These are the Isolate

These are the Isolate
Mutation Theatre, Theatre Works (Vic). 17 - 27 March

During the excessive ten minutes waiting for Mutation Theatre’s, “These are the Isolate” production to begin, I felt conflicted: how can a play that boasts the Victorian Writer’s Centre Award for Best Emerging Playwright also boast a grammatically incorrect title?

Scepticism and English language book aside, I entered the Theatre Works auditorium greeted with harsh light on the audience, presumably to afford the theatre-goers blessed final moments to indulge in their conscious thoughts.  For we were about to be taken on a journey down the dark recessions of protagonist Ed McCallister’s mind.

The blurb provided to the audience is simple: “Ed McCallister is a happily married man who is neither happy nor married.  When overlooked for a promotion at work he returns home to find a woman, possibly his wife, baking cakes and contemplating suicide.  All he wanted was someone to remember his birthday”.  Ambiguous?  Abstract.  Headed by director Marcel Dorney, written by Katy Warner and performed by Tim Wotherspoon and Warner.

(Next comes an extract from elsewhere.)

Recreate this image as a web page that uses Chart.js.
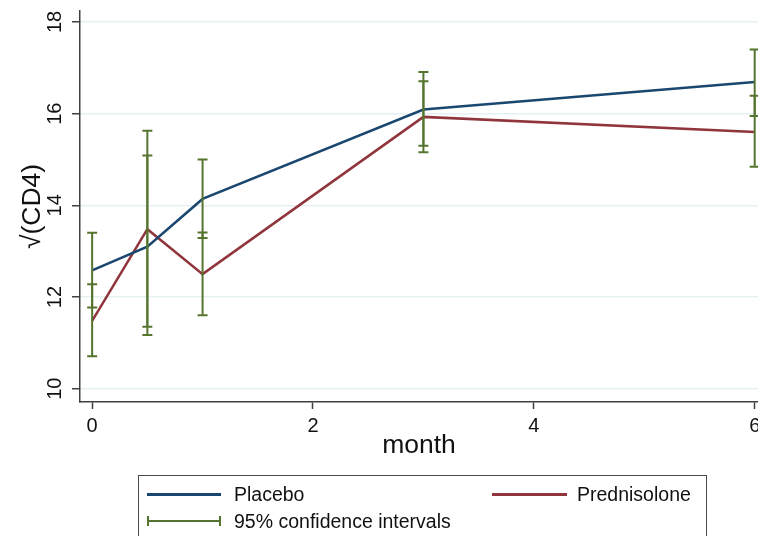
<!DOCTYPE html>
<html>
<head>
<meta charset="utf-8">
<script src="https://cdn.jsdelivr.net/npm/chart.js@4"></script>
<style>
  html, body { margin: 0; padding: 0; background: #fff; }
  body { width: 758px; height: 536px; overflow: hidden; position: relative; font-family: "Liberation Sans", Arial, sans-serif; }
  #lineChart { position: absolute; left: 0; top: 0; }
  #legendBox { position: absolute; left: 138px; top: 475px; width: 569px; height: 80px; border: 1px solid #4a4a4a; box-sizing: border-box; }
  .lbl { position: absolute; font-size: 19.5px; line-height: 24px; color: #111; white-space: nowrap; }
  .sw { position: absolute; }
</style>
</head>
<body>
<canvas id="lineChart" width="758" height="536"></canvas>

<div id="legendBox"></div>
<div class="sw" style="left:147px; top:493px; width:74px; height:3px; background:#1a476f;"></div>
<div class="lbl" style="left:234px; top:482px;">Placebo</div>
<div class="sw" style="left:492px; top:493px; width:75px; height:3px; background:#90353b;"></div>
<div class="lbl" style="left:577px; top:482px;">Prednisolone</div>
<div class="sw" style="left:147px; top:520px; width:74px; height:2px; background:#55752f;"></div>
<div class="sw" style="left:147px; top:516px; width:2px; height:10px; background:#55752f;"></div>
<div class="sw" style="left:219px; top:516px; width:2px; height:10px; background:#55752f;"></div>
<div class="lbl" style="left:234px; top:509px;">95% confidence intervals</div>

<script>
// values
const months = [0, 0.5, 1, 3, 6];
const placebo = [12.58, 13.10, 14.14, 16.09, 16.69];
const prednisolone = [11.48, 13.48, 12.50, 15.93, 15.60];
const placeboLow = [11.77, 11.17, 13.29, 15.30, 15.95];
const placeboHigh = [13.40, 15.09, 15.00, 16.91, 17.40];
const prednLow = [10.71, 11.35, 11.60, 15.16, 14.84];
const prednHigh = [12.28, 15.63, 13.41, 16.71, 16.39];
const xTicks = [0, 2, 4, 6];
const yTicks = [10, 12, 14, 16, 18];

const axisColor = '#404040';
const gridColor = '#e6eff1';
const ciColor = '#55752f';

const toPoints = (vals) => months.map((m, i) => ({x: m, y: vals[i]}));

// draws the 95% CI caps on top of the lines
const errorBars = {
    id: 'errorBars',
    afterDatasetsDraw(chart) {
        const ctx = chart.ctx;
        const xs = chart.scales.x;
        const ys = chart.scales.y;
        const groups = [[placeboLow, placeboHigh], [prednLow, prednHigh]];
        ctx.save();
        ctx.strokeStyle = ciColor;
        ctx.lineWidth = 2;
        groups.forEach(([lo, hi]) => {
            months.forEach((m, i) => {
                const px = xs.getPixelForValue(m);
                const y1 = ys.getPixelForValue(lo[i]);
                const y2 = ys.getPixelForValue(hi[i]);
                ctx.beginPath();
                ctx.moveTo(px, y1);
                ctx.lineTo(px, y2);
                ctx.moveTo(px - 5, y1);
                ctx.lineTo(px + 5, y1);
                ctx.moveTo(px - 5, y2);
                ctx.lineTo(px + 5, y2);
                ctx.stroke();
            });
        });
        ctx.restore();
    }
};

new Chart(document.getElementById('lineChart').getContext('2d'), {
    type: 'line',
    data: {
        datasets: [
            {
                label: 'Placebo',
                data: toPoints(placebo),
                borderColor: '#1a476f',
                borderWidth: 2.5,
                pointRadius: 0,
                tension: 0,
            },
            {
                label: 'Prednisolone',
                data: toPoints(prednisolone),
                borderColor: '#90353b',
                borderWidth: 2.5,
                pointRadius: 0,
                tension: 0,
            },
        ],
    },
    options: {
        responsive: false,
        animation: false,
        devicePixelRatio: 1,
        layout: {
            padding: {top: 11, left: 0, right: 0, bottom: 74},
        },
        scales: {
            x: {
                type: 'linear',
                min: -0.11,
                max: 6.03,
                afterBuildTicks: (s) => { s.ticks = xTicks.map(v => ({value: v})); },
                afterFit: (s) => { s.height = 60; s.paddingLeft = 0; s.paddingRight = 0; },
                ticks: {
                    color: '#111',
                    padding: 5,
                    maxRotation: 0,
                    font: {family: 'Liberation Sans', size: 20},
                },
                grid: {
                    drawOnChartArea: false,
                    tickLength: 7,
                    tickColor: axisColor,
                    tickWidth: 1.5,
                },
                border: {color: axisColor, width: 1.5},
                title: {
                    display: true,
                    text: 'month',
                    color: '#111',
                    padding: 0,
                    font: {family: 'Liberation Sans', size: 26.5},
                },
            },
            y: {
                min: 9.71,
                max: 18.24,
                afterBuildTicks: (s) => { s.ticks = yTicks.map(v => ({value: v})); },
                afterFit: (s) => { s.width = 80; s.paddingTop = 0; s.paddingBottom = 0; },
                ticks: {
                    color: '#111',
                    padding: 5,
                    minRotation: 90,
                    maxRotation: 90,
                    crossAlign: 'center',
                    font: {family: 'Liberation Sans', size: 20},
                },
                grid: {
                    color: gridColor,
                    lineWidth: 1.5,
                    tickLength: 8,
                    tickColor: axisColor,
                    tickWidth: 1.5,
                },
                border: {color: axisColor, width: 1.5},
                title: {
                    display: true,
                    text: '√(CD4)',
                    color: '#111',
                    padding: {top: 17, bottom: 0},
                    font: {family: 'Liberation Sans', size: 26.5},
                },
            },
        },
        plugins: {
            legend: {display: false},
            tooltip: {enabled: false},
        },
    },
    plugins: [errorBars],
});
</script>
</body>
</html>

Stage right, Warner initiates the narrative with a spotlight and a monologue pondering the small creatures in her mailbox.  Stage left, McCallister has just been overlooked for a promotion at work because he’s not married.  But then McCallister crosses the stage and repeats that he’s just been overlooked for a promotion at work – because he’s married.  And so the disjointedness begins. 

More questions were brought to the fore than answered such as: What took place before this play?  Is the female character an illusion or a memory?  What is real, and what isn’t?  Does Wotherspoon know his next line?  He looks tentative.

I was not tentative about the contextualised theme of isolation.  It was weaved nicely into the exploration of a contemporary relationship, where the guise of a happy marriage sends both parties to the edge of a chasm.  Mutation Theatre attacks this nicely, but then it is their mission statement to create “engaging, challenging, entertaining, disturbing and high quality theatre”.

Warner barks many of her lines, which becomes ironic as she later speaks of a dog.  However she moves nicely around the space, and provides opportunities for Wotherspoon to appear anxious and tormented: a feat he pulls off effectively. 

A winner of the Theatre Works 2010 Melbourne Fringe Award, director Dorney was asked to move the production to the much larger space of Theatre Works, as part of the 2011 Selected Works Season.  This move was validated by Katie Sfetkidis’s innovative and unspoiled lighting design, which – unlike costume, props and set – was not minimalistic.  It was punchy and seamless, and ensured the whole use of the stage.

There are many opportunities to see this production at Theatre Works until its closing, on 27 March.  This is especially handy for those have a spare 50 minutes up their sleeve and require a second viewing.  However before attempting to find parking in the busy St Kilda area, understand that a play that is “critically acclaimed”, and described as “a surreal exploration” is not often suitable for the masses.  Also understand that you’ll probably walk away with a hankering for cake.